After hearing a report from the city’s new senior center executive director and updates on performance measures from city departments, Mountlake Terrace City Councilmembers Oct. 2 turned their attention to some new business, raised by Councilmember Doug McCardle: How to ensure that residents keep their properties in good shape and in compliance with city codes.

McCardle said he spent time over the summer driving around the city and observing a variety of code violations on residents’ properties. As a result, he said, he would like a future council presentation on the city’s code enforcement procedure — “what’s the process, what’s the timeline, maybe what’s the philosophy behind that process and why we do it the way we do it — and possibly look at models from different cities.”

The councilmember noted he has personally reported code violations to the city “and it’s been months and nothing’s done.” While McCardle said he appreciates the city’s intention to work with homeowners and property owners to clean up their properties, “I’d just like to revisit it.”

City Manager Scott Hugill replied that he’d welcome the opportunity to have a discussion on the issue, including whether the city should institute “a tighter timeline when we don’t get that voluntary compliance that’s so valuable.”

Hugill stressed that the city does have a vigorous code enforcement effort, but “we just don’t see the fruits of that.” While the perception may be that nothing happens, “it’s not because code enforcement [staff] isn’t doing anything, it’s because we can’t get the property owner to do anything that’s visible. And that’s really where it rests. How hard can you push that property owner or that tenant on the property to comply?”

City Attorney Greg Schrag added that the what’s happening on the property, and the individual that the city is working with, dictates the timeline for enforcement action.

“If you are looking for voluntary compliance and they are at least doing something, they may be given additional time,” Schrag added. “Even though you may not notice it’s all completed and everything’s back the way it should be. Timelines vary from each individual code complaint.”

Councilmember Kyoko Matsumoto Wright recalled submitting a code complaint regarding a roof, where a blue tarp was in place for about a year. “I don’t know if that’s acceptable for a city to allow that to happen,” Wright said.

She suggested that the city could issue regular reports on the status of code complaints “to let the public know that we do notice and that we are working on them.”

Mayor Jerry Smith said he recognizes that some residents might not be able to afford to mow their lawns or don’t have a lawn mower. He suggested the city look at establishing a program that matches volunteers with those in need of help to provide yard work or other chores. “I know there’s a few older folks who need some help,” Smith said.
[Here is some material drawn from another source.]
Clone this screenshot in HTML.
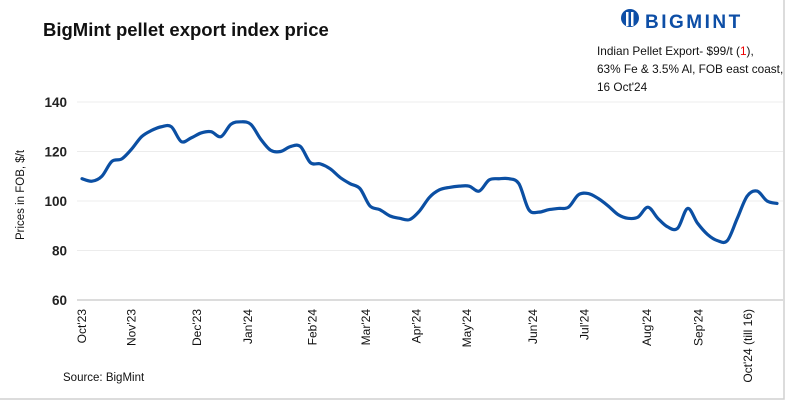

Wright pointed to a recent story about a “Buy Nothing” group, where people are willing to barter time or services with others. “There’s a lot of people with time on their hands that want to do something but they don’t know how, and there are people who need help but they don’t really want to ask because they are embarrassed,” she added. “This is maybe one way that we can get them all together.”

In other business, Marlene Maier, the new executive director of the Mountlake Terrace Senior Center, reported she has been working hard to increase the visibility of the senior center, located in the former golf course clubhouse at Ballinger Park. The senior center’s membership has increased by 100 in recent months, and Maier encouraged those interested in joining to fill out the form at this link, and return it to the center with a check — $25 for a single membership and $35 for couples.